Task details:
From the first line of the data below, copy each line up to the one containing "yTicks.push(1e4);", and include that line too.

Available data:
** BEGIN **

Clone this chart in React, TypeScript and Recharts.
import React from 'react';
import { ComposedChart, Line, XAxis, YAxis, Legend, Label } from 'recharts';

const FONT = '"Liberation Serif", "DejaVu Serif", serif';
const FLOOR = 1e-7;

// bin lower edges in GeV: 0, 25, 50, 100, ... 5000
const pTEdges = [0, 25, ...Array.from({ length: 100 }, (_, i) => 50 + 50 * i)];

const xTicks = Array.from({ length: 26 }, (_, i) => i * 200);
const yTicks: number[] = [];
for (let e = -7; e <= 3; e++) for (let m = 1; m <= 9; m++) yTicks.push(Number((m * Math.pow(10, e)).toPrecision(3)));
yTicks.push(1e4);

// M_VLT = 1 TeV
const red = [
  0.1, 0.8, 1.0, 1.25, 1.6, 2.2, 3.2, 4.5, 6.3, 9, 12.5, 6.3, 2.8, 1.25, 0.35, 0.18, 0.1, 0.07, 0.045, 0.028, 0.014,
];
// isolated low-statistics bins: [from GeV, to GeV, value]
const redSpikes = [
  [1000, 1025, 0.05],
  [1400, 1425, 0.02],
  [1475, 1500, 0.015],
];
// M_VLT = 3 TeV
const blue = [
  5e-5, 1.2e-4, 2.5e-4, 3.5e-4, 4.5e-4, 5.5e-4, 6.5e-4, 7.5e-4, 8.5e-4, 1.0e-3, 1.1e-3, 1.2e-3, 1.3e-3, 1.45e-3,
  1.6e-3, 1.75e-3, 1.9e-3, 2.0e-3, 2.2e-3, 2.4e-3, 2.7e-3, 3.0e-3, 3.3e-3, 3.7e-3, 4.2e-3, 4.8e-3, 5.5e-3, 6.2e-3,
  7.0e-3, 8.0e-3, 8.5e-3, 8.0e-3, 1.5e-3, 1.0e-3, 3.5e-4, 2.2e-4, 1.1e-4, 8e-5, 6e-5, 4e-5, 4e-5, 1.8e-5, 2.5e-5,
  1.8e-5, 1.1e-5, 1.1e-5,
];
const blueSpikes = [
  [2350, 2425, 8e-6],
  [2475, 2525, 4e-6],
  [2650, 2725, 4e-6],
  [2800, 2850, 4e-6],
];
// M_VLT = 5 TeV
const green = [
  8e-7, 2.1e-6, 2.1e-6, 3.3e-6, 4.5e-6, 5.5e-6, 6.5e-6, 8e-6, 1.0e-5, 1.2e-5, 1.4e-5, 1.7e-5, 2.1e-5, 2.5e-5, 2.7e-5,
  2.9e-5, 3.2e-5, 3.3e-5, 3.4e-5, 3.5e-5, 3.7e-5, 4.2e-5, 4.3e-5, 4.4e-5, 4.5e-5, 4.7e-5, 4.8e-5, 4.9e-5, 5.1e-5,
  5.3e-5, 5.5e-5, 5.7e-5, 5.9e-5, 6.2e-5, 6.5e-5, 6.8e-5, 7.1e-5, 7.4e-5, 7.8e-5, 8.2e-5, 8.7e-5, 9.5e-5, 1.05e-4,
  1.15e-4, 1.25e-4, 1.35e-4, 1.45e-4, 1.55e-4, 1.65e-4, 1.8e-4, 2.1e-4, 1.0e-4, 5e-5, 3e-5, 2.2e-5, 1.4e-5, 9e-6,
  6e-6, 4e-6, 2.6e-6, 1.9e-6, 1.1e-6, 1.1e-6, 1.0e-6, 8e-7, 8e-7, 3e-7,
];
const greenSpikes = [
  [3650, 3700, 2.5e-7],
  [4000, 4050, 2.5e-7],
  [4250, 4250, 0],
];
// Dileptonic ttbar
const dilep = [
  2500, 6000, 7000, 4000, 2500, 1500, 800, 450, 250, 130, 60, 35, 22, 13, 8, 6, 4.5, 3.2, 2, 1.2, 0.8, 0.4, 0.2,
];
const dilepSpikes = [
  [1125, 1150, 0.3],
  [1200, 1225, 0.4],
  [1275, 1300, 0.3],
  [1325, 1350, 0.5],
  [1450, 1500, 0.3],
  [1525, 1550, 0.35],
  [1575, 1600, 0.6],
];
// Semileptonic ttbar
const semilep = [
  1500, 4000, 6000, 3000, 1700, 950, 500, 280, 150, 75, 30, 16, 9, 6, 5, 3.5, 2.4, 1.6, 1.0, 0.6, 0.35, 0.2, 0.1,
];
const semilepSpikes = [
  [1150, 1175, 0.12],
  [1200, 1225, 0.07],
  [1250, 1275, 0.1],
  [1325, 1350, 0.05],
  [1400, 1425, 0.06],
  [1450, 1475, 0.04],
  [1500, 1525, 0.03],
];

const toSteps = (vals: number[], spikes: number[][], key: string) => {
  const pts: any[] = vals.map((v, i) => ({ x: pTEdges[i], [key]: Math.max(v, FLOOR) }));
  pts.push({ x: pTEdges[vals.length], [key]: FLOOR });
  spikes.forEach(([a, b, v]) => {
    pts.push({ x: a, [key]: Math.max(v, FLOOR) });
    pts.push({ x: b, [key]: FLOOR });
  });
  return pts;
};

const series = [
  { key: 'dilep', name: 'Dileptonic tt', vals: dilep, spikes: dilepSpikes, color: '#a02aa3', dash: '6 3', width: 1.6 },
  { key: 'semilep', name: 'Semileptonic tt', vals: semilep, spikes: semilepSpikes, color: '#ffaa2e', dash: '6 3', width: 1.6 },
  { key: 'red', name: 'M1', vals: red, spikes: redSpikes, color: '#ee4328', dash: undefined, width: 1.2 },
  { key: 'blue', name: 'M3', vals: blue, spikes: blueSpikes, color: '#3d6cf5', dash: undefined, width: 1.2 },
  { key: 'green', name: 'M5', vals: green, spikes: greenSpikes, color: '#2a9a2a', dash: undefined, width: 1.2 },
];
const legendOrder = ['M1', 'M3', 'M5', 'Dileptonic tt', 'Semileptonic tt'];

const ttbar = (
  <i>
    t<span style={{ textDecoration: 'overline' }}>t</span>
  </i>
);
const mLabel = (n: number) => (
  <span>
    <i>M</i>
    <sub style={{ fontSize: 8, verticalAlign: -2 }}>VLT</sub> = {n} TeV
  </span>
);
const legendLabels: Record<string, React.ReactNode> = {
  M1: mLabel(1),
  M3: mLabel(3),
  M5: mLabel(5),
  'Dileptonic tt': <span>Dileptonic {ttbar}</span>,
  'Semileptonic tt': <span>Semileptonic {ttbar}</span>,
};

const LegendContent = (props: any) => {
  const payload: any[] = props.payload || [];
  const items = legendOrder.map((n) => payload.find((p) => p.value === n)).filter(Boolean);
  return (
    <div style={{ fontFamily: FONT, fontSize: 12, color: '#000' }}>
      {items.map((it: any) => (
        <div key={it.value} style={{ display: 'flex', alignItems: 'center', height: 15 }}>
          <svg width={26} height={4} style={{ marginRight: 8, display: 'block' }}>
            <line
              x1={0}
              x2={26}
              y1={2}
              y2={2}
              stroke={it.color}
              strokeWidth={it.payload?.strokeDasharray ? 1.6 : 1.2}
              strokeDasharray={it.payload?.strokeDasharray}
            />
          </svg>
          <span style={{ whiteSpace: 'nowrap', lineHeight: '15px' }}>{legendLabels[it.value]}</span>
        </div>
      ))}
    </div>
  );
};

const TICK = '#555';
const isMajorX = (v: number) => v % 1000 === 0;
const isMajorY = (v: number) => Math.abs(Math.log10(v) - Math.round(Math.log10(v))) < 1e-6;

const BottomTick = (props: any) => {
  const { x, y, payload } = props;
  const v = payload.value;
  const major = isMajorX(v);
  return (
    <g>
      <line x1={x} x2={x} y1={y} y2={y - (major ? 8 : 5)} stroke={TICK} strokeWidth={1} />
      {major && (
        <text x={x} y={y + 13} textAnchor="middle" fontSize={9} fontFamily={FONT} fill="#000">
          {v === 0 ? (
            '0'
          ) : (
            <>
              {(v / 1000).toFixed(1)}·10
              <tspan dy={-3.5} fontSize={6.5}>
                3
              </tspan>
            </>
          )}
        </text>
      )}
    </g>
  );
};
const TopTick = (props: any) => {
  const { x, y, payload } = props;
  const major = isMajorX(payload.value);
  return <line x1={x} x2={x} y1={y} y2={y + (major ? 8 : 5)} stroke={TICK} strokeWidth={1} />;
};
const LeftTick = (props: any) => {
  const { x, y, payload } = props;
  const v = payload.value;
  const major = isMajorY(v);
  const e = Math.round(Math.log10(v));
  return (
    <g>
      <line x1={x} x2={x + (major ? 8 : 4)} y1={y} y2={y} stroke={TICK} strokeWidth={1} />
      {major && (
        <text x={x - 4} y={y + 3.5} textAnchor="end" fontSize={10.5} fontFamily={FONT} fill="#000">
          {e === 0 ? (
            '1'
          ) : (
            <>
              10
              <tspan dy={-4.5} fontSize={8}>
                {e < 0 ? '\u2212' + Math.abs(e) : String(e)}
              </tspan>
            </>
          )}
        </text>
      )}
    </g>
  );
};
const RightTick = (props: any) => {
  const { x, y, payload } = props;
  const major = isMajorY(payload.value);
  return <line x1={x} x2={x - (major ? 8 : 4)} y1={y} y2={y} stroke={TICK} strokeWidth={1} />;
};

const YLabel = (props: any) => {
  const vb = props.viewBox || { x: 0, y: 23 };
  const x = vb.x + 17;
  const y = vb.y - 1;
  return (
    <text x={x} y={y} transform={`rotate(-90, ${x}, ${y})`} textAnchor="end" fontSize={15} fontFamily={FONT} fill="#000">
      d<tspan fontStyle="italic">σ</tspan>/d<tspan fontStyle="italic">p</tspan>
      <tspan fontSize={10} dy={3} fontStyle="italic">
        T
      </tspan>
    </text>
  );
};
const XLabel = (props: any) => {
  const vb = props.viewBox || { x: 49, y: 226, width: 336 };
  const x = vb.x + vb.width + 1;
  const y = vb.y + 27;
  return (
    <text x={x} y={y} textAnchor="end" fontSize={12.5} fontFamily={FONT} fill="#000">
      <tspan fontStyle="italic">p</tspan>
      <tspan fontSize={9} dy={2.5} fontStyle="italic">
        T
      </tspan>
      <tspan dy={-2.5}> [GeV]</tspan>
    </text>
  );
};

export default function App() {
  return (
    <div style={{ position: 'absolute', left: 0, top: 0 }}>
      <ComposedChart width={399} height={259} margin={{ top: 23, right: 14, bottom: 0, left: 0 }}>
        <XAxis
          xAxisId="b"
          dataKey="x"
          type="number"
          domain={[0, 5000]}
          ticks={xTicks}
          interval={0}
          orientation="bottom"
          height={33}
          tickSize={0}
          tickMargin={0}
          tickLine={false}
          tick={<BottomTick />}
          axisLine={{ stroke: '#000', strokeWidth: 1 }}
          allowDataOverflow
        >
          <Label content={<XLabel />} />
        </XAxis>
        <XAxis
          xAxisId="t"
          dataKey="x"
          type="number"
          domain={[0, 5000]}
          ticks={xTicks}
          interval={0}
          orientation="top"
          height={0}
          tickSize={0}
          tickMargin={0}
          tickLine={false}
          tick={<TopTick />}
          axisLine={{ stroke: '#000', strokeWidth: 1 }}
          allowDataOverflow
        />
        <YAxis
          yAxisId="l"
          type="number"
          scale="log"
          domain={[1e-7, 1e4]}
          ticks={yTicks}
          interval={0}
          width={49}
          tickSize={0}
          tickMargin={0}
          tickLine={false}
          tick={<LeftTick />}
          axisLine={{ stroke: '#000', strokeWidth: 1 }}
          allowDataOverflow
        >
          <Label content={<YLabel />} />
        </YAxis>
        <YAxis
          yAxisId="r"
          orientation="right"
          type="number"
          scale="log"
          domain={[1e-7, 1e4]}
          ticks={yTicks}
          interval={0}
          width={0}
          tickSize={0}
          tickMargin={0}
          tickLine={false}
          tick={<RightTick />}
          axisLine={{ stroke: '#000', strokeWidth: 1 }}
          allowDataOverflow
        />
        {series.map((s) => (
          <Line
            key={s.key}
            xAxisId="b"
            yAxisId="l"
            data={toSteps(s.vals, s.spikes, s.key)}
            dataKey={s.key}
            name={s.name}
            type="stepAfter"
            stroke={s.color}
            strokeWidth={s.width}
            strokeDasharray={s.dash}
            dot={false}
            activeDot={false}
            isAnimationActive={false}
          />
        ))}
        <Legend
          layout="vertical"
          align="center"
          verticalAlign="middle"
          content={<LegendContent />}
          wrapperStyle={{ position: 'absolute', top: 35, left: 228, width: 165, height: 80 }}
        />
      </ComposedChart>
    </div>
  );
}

** END **

Written solution:
Clone this chart in React, TypeScript and Recharts.
import React from 'react';
import { ComposedChart, Line, XAxis, YAxis, Legend, Label } from 'recharts';

const FONT = '"Liberation Serif", "DejaVu Serif", serif';
const FLOOR = 1e-7;

// bin lower edges in GeV: 0, 25, 50, 100, ... 5000
const pTEdges = [0, 25, ...Array.from({ length: 100 }, (_, i) => 50 + 50 * i)];

const xTicks = Array.from({ length: 26 }, (_, i) => i * 200);
const yTicks: number[] = [];
for (let e = -7; e <= 3; e++) for (let m = 1; m <= 9; m++) yTicks.push(Number((m * Math.pow(10, e)).toPrecision(3)));
yTicks.push(1e4);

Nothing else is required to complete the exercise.